Jump ahead a quarter of the century and see where life has taken the three men.
Jimmy Marcus, after a stint in prison, now owns and operates a corner
convenience store. His wife's family has ties to the mob. His nineteen-year-old
daughter is planning to run away to Las Vegas to get married. Dave Boyle is
married, a father, but continually fights psychological demons from his past
trauma. Sean Devine, a homicide detective, is separated from his wife, who
became pregnant while having an affair. She periodically calls him and lets him
speak, but says nothing herself.
"There are threads in our lives. You pull one, and everything else gets
affected," Lehane writes. When Devines responds to an emergency call one
evening, he finds that Katie Marcus, Jimmy's daughter, is the murder victim. The
crime brings the three back together for the first time since their youth.
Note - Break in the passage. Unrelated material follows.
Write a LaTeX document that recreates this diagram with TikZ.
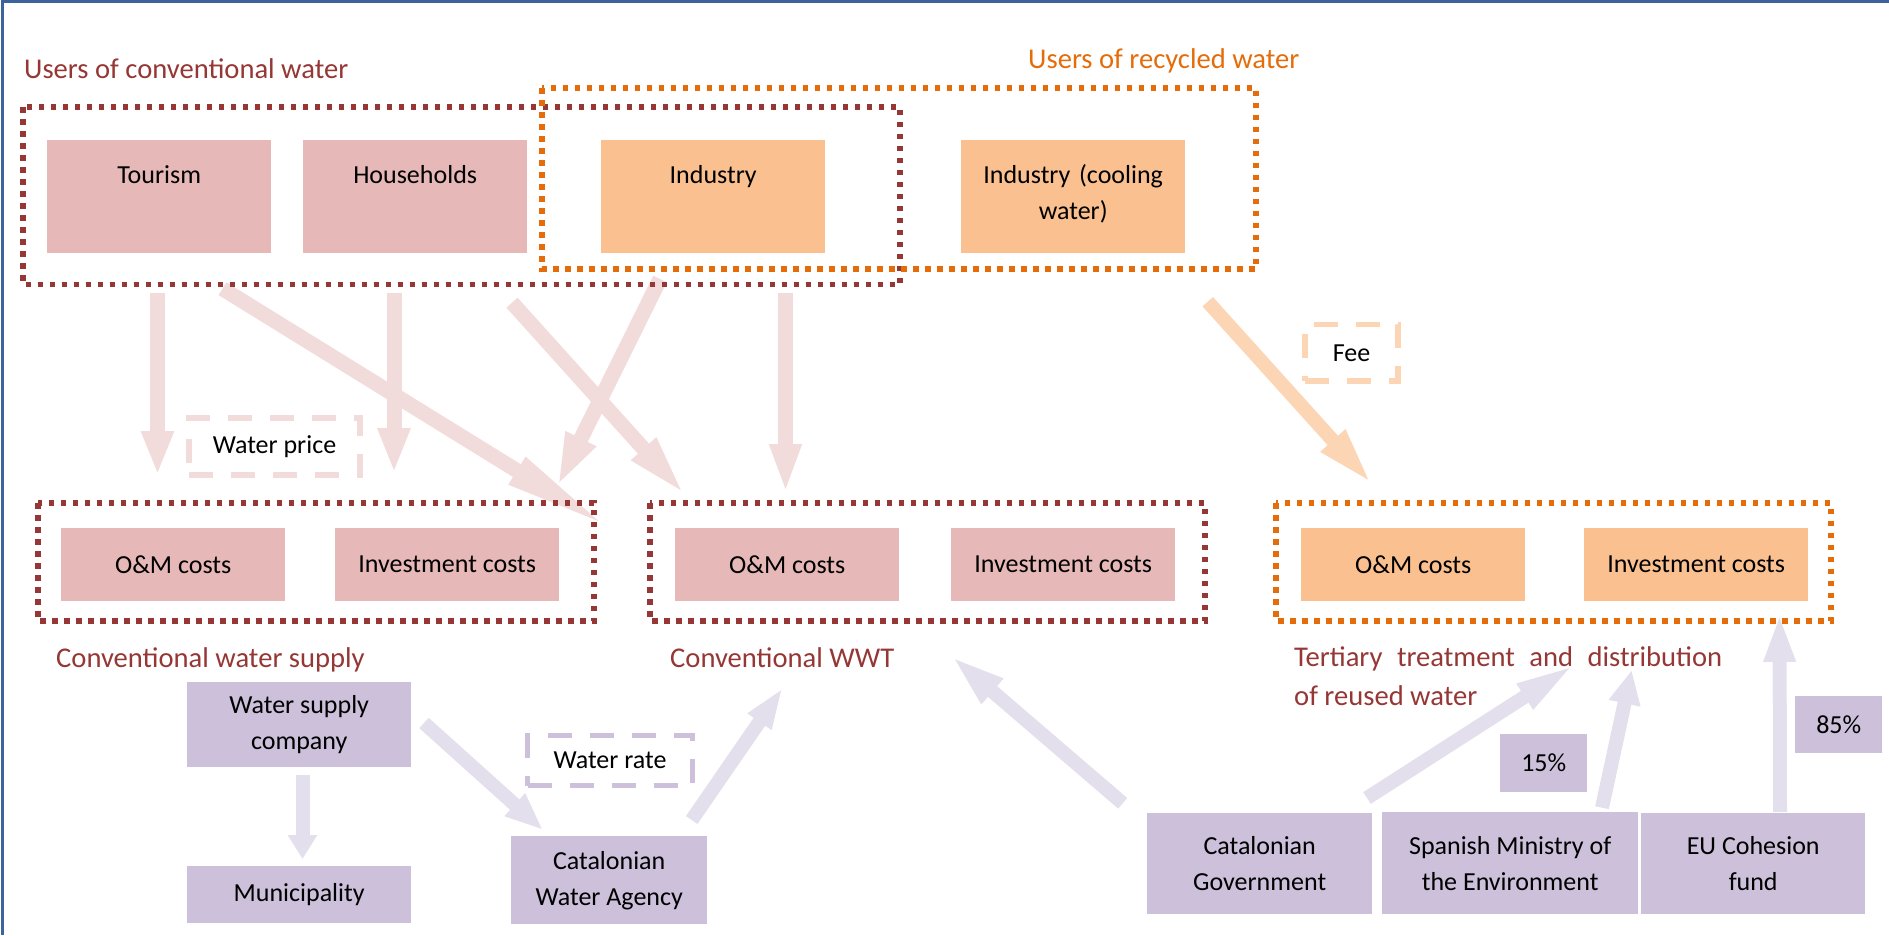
\documentclass[tikz,border=0pt]{standalone}
\usepackage{fontspec}
\setmainfont{Carlito}
\usetikzlibrary{arrows.meta}

\definecolor{framebl}{RGB}{60,100,155}
\definecolor{wine}{RGB}{149,55,53}
\definecolor{tangerine}{RGB}{228,108,10}
\definecolor{rosebox}{RGB}{230,184,183}
\definecolor{peachbox}{RGB}{250,192,144}
\definecolor{lilacbox}{RGB}{204,192,218}
\definecolor{rosearr}{RGB}{242,220,219}
\definecolor{peacharr}{RGB}{252,213,181}
\definecolor{lilacarr}{RGB}{228,223,236}

\newcommand\txtfnt{\fontsize{26}{36}\selectfont}
\newcommand\hdfnt{\fontsize{28.6}{34}\selectfont}

\begin{document}
\begin{tikzpicture}[x=1pt,y=-1pt,
  userbox/.style={rectangle, fill=#1, inner sep=0pt, text width=224pt, align=center,
    text height=43pt, text depth=70pt, anchor=north west, font=\txtfnt},
  costbox/.style={rectangle, fill=#1, inner sep=0pt, minimum width=224pt,
    minimum height=73pt, anchor=north west, font=\txtfnt},
  actor/.style={rectangle, fill=lilacbox, inner sep=0pt, align=center,
    anchor=north west, font=\txtfnt},
  group/.style={draw=#1, line width=5.5pt, dash pattern=on 5.5pt off 6.5pt},
  tag/.style={rectangle, draw=#1, line width=5.5pt, dash pattern=on 24pt off 18pt,
    inner sep=0pt, font=\txtfnt},
  heading/.style={anchor=base west, inner sep=0pt, font=\hdfnt, text=#1},
  flow/.style={draw=#1, line width=15pt},
  hd/.style 2 args={-{Triangle[length=#1,width=#2]}},
]
\useasboundingbox (0,0) rectangle (1889,935);

% page frame (top and left rules)
\draw[framebl, line width=3pt] (2,935) -- (2,1.5) -- (1889,1.5);

% ---------- arrow end points ----------
\coordinate (tourOut)   at (157.5,293);   \coordinate (supA)   at (157.5,475);
\coordinate (houseOut)  at (394,293);     \coordinate (supB)   at (394,473);
\coordinate (tourDiag)  at (222.5,288.7); \coordinate (supC)   at (613,530);
\coordinate (houseDiag) at (512,302.7);   \coordinate (wwtA)   at (687,497);
\coordinate (indDiag)   at (660,279);     \coordinate (supD)   at (557,487);
\coordinate (indOut)    at (785.5,293);   \coordinate (wwtB)   at (785.5,493);
\coordinate (coolOut)   at (1207.7,301.7);\coordinate (terA)   at (1373,485);
\coordinate (wscDown)   at (302.5,775);   \coordinate (muniIn) at (302.5,859);
\coordinate (wscRight)  at (424,723);     \coordinate (cwaIn)  at (543,830);
\coordinate (cwaUp)     at (691.7,820);   \coordinate (wwtLab) at (782.7,688);
\coordinate (govLeft)   at (1122.7,803.3);\coordinate (wwtC)   at (950,655);
\coordinate (govUp)     at (1367,798);    \coordinate (terLabA) at (1577.7,662.7);
\coordinate (minUp)     at (1602,807.7);  \coordinate (terLabB) at (1631.7,670);
\coordinate (euUp)      at (1780,812);    \coordinate (terInv) at (1779.5,614);

% ---------- flows ----------
\draw[flow=rosearr, hd={44pt}{30pt}] (tourOut) -- (supA);
\draw[flow=rosearr, hd={45pt}{30pt}] (houseOut) -- (supB);
\draw[flow=rosearr, hd={113pt}{28pt}] (tourDiag) -- (supC);
\draw[flow=rosearr, hd={65pt}{29pt}] (houseDiag) -- (wwtA);
\draw[flow=rosearr, hd={54pt}{30pt}] (indDiag) -- (supD);
\draw[flow=rosearr, hd={49pt}{29pt}] (indOut) -- (wwtB);
\draw[flow=peacharr, line width=14pt, hd={60pt}{29pt}] (coolOut) -- (terA);
\draw[flow=lilacarr, line width=14pt, hd={24pt}{28pt}] (wscDown) -- (muniIn);
\draw[flow=lilacarr, line width=14pt, hd={38pt}{28pt}] (wscRight) -- (cwaIn);
\draw[flow=lilacarr, line width=14pt, hd={41pt}{26pt}] (cwaUp) -- (wwtLab);
\draw[flow=lilacarr, line width=14pt, hd={56pt}{29pt}] (govLeft) -- (wwtC);
\draw[flow=lilacarr, line width=14pt, hd={63pt}{26pt}] (govUp) -- (terLabA);
\draw[flow=lilacarr, line width=14pt, hd={34pt}{30pt}] (minUp) -- (terLabB);
\draw[flow=lilacarr, line width=14pt, hd={48pt}{29pt}] (euUp) -- (terInv);

% ---------- water users ----------
\node[userbox=rosebox]  (tourism)    at (47,140)  {Tourism};
\node[userbox=rosebox]  (households) at (303,140) {Households};
\node[userbox=peachbox] (industry)   at (601,140) {Industry};
\node[userbox=peachbox] (cooling)    at (961,140) {Industry (cooling\\water)};

\draw[group=wine] (23,107) rectangle (900,284.5);
\draw[group=tangerine] (542,88) rectangle (1256,269);

\node[heading=wine]      (convUsers) at (24,78)   {Users of conventional water};
\node[heading=tangerine] (recUsers)  at (1028,68) {Users of recycled water};

% ---------- cost centres ----------
\node[costbox=rosebox]  (supOM)  at (61,528)   {O\&M costs};
\node[costbox=rosebox]  (supInv) at (335,528)  {Investment costs};
\node[costbox=rosebox]  (wwtOM)  at (675,528)  {O\&M costs};
\node[costbox=rosebox]  (wwtInv) at (951,528)  {Investment costs};
\node[costbox=peachbox] (terOM)  at (1301,528) {O\&M costs};
\node[costbox=peachbox] (terInvBox) at (1584,528) {Investment costs};

\draw[group=wine] (38,503) rectangle (594,621);
\draw[group=wine] (650,503) rectangle (1205,621);
\draw[group=tangerine] (1276,503) rectangle (1831,621);

\node[heading=wine] (supLabel) at (56,667)  {Conventional water supply};
\node[heading=wine] (wwtLabel) at (670,667) {Conventional WWT};
\node[heading=wine] (terLabel1) at (1294,666)
  {\makebox[428pt][s]{Tertiary treatment and distribution}};
\node[heading=wine] (terLabel2) at (1294,705) {of reused water};

% ---------- payment labels ----------
\node[tag=rosearr, minimum width=171pt, minimum height=57pt]  (wprice) at (274.5,446.5) {Water price};
\node[tag=peacharr, minimum width=93pt, minimum height=56.5pt] (fee)   at (1351.5,352.75) {Fee};
\node[tag=lilacbox, minimum width=165pt, minimum height=50pt] (wrate)  at (610,760.5) {Water rate};

% ---------- actors ----------
\node[actor, minimum width=224pt, minimum height=85pt]  (wsc)  at (187,682)  {Water supply\\company};
\node[actor, minimum width=224pt, minimum height=57pt]  (muni) at (187,866)  {Municipality};
\node[actor, minimum width=196pt, minimum height=88pt]  (cwa)  at (511,836)  {Catalonian\\Water Agency};
\node[actor, minimum width=225pt, minimum height=101pt] (cgov) at (1147,813) {Catalonian\\Government};
\node[actor, minimum width=256pt, minimum height=102pt] (smin) at (1382,812) {Spanish Ministry of\\the Environment};
\node[actor, minimum width=224pt, minimum height=101pt] (eu)   at (1641,813) {EU Cohesion\\fund};
\node[actor, minimum width=87pt, minimum height=58pt]   (p15)  at (1500,734) {\raisebox{-4pt}{15\%}};
\node[actor, minimum width=87pt, minimum height=57pt]   (p85)  at (1795,696) {\raisebox{-5pt}{85\%}};

\end{tikzpicture}
\end{document}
Katie's murder was brutally violent. Shot in her car, her trail of blood reveals
her panicked flight through a city park where she was eventually cornered and
beaten to death. To Devine, it appears the crime has a personal motive rather
than being a random act of violence.
On the same evening as Katie's murder, Dave Boyle arrives home with blood on his
clothing, claiming to have been involved in a violent altercation in a parking
lot outside a bar. His wife, who understands Dave's emotional problems
without knowing many of the details of his childhood misfortune, helps him
destroy the evidence. As the investigation into Katie's murder evolves, though,
Celeste Boyle begins to wonder if Dave told her the truth about what happened
that evening. Marcus and his mob in-laws also cast a wary eye at Dave and Devine
must scramble to solve the crime before they take the law into their own hands.
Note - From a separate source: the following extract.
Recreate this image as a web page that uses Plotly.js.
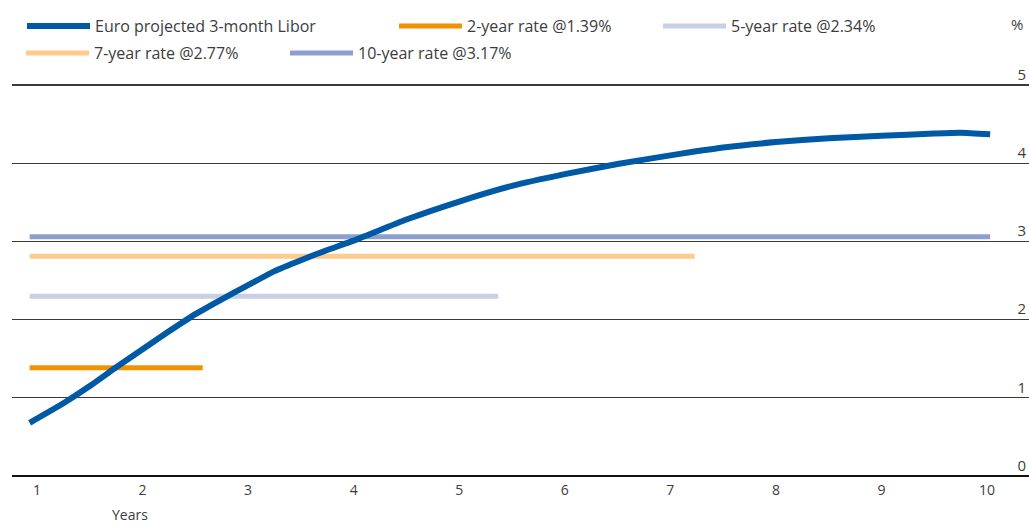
<!DOCTYPE html>
<html>
<head>
<meta charset="utf-8">
<script src="https://cdn.plot.ly/plotly-3.0.1.min.js"></script>
<style>html,body{margin:0;padding:0;background:#fff;}#chart{width:1029px;height:524px;}</style>
</head>
<body>
<div id="chart"></div>
<script>
// ---- data ----
const liborYears = [0.93, 1.25, 1.5, 1.75, 2.0, 2.25, 2.5, 2.75, 3.0, 3.25, 3.5, 3.75, 4.0, 4.5, 5.0, 5.5, 6.0, 6.5, 7.0, 7.5, 8.0, 8.5, 9.0, 9.5, 9.75, 10.03];
const liborRates = [0.68, 0.93, 1.15, 1.39, 1.62, 1.85, 2.07, 2.26, 2.44, 2.62, 2.76, 2.89, 3.01, 3.28, 3.51, 3.71, 3.86, 3.99, 4.10, 4.20, 4.27, 4.32, 4.35, 4.38, 4.39, 4.37];

const swapNames = ["2-year rate @1.39%", "5-year rate @2.34%", "7-year rate @2.77%", "10-year rate @3.17%"];
const swapStart = [0.93, 0.93, 0.93, 0.93];
const swapEnd   = [2.57, 5.37, 7.23, 10.03];
const swapLevel = [1.385, 2.30, 2.81, 3.06];

const xTickVals = [1, 2, 3, 4, 5, 6, 7, 8, 9, 10];
const yTickVals = [0, 1, 2, 3, 4, 5];

const FONT = "Open Sans, Lato, sans-serif";
const TXT = "#3c3c3c";
const swapColors = ["#f39200", "#c8cfe6", "#fdcb8c", "#8d9fcd"];
const swapLegends = ["legend2", "legend2", "legend3", "legend3"];

const traces = [];
for (let i = 0; i < swapNames.length; i++) {
  traces.push({
    x: [swapStart[i], swapEnd[i]], y: [swapLevel[i], swapLevel[i]],
    type: "scatter", mode: "lines", name: swapNames[i],
    line: {color: swapColors[i], width: 5},
    legend: swapLegends[i]
  });
}
traces.push({
  x: liborYears, y: liborRates, type: "scatter", mode: "lines",
  name: "Euro projected 3-month Libor",
  line: {color: "#0059a5", width: 6, shape: "spline", smoothing: 0.5},
  legend: "legend"
});

const W = 1029, H = 524;
function lg(px, py, ew) {
  return {orientation: "h", xref: "container", yref: "container",
    x: px / W, y: 1 - py / H, xanchor: "left", yanchor: "top",
    font: {family: FONT, size: 16, color: TXT}, itemwidth: 63,
    bgcolor: "rgba(0,0,0,0)", entrywidth: ew, entrywidthmode: "pixels",
    traceorder: "normal"};
}

const layout = {
  width: W, height: H,
  margin: {l: 12, r: 0, t: 80, b: 44},
  paper_bgcolor: "#fff", plot_bgcolor: "#fff",
  font: {family: FONT, color: TXT, size: 14},
  showlegend: true,
  legend: lg(22, 9, 320),
  legend2: lg(394, 9, 186),
  legend3: lg(21, 36, 186),
  xaxis: {
    range: [0.763, 10.398], tickvals: xTickVals, ticktext: xTickVals.map(String),
    showgrid: false, zeroline: false, showline: false, ticks: "",
    tickfont: {family: FONT, size: 14, color: TXT}, fixedrange: true
  },
  yaxis: {
    range: [-0.051, 5.064], tickvals: yTickVals, ticktext: yTickVals.map(String),
    side: "right", ticklabelposition: "inside top", ticklabeloverflow: "allow",
    showgrid: true, gridcolor: "#3a3a3a", gridwidth: 1.2,
    zeroline: true, zerolinecolor: "#111", zerolinewidth: 2,
    showline: false, ticks: "",
    tickfont: {family: FONT, size: 15, color: TXT}, fixedrange: true
  },
  annotations: [
    {text: "%", xref: "paper", yref: "paper", x: 1, y: 1, xanchor: "right", yanchor: "bottom",
     showarrow: false, xshift: -4, yshift: 44, font: {family: FONT, size: 15, color: TXT}},
    {text: "Years", xref: "x", yref: "paper", x: 1.88, y: 0, xanchor: "center", yanchor: "middle",
     showarrow: false, yshift: -34, font: {family: FONT, size: 14, color: TXT}}
  ]
};

Plotly.newPlot("chart", traces, layout, {displayModeBar: false, staticPlot: true});
</script>
</body>
</html>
Devine's superiors wonder if he is too close to this crime to be an objective
investigator.
The characters of Mystic River are working class people. While the
book is a mystery, a whodunit with the requisite clues and red herrings, Lehane
transcends the genre. The book is really about these three men, the things they
say and do, the way they think and speak. Lehane gives us believable characters
like Jimmy Marcus, struggling to stay on the right side of the law, and Celeste
Boyle, who stands with her husband even as she begins to doubt him.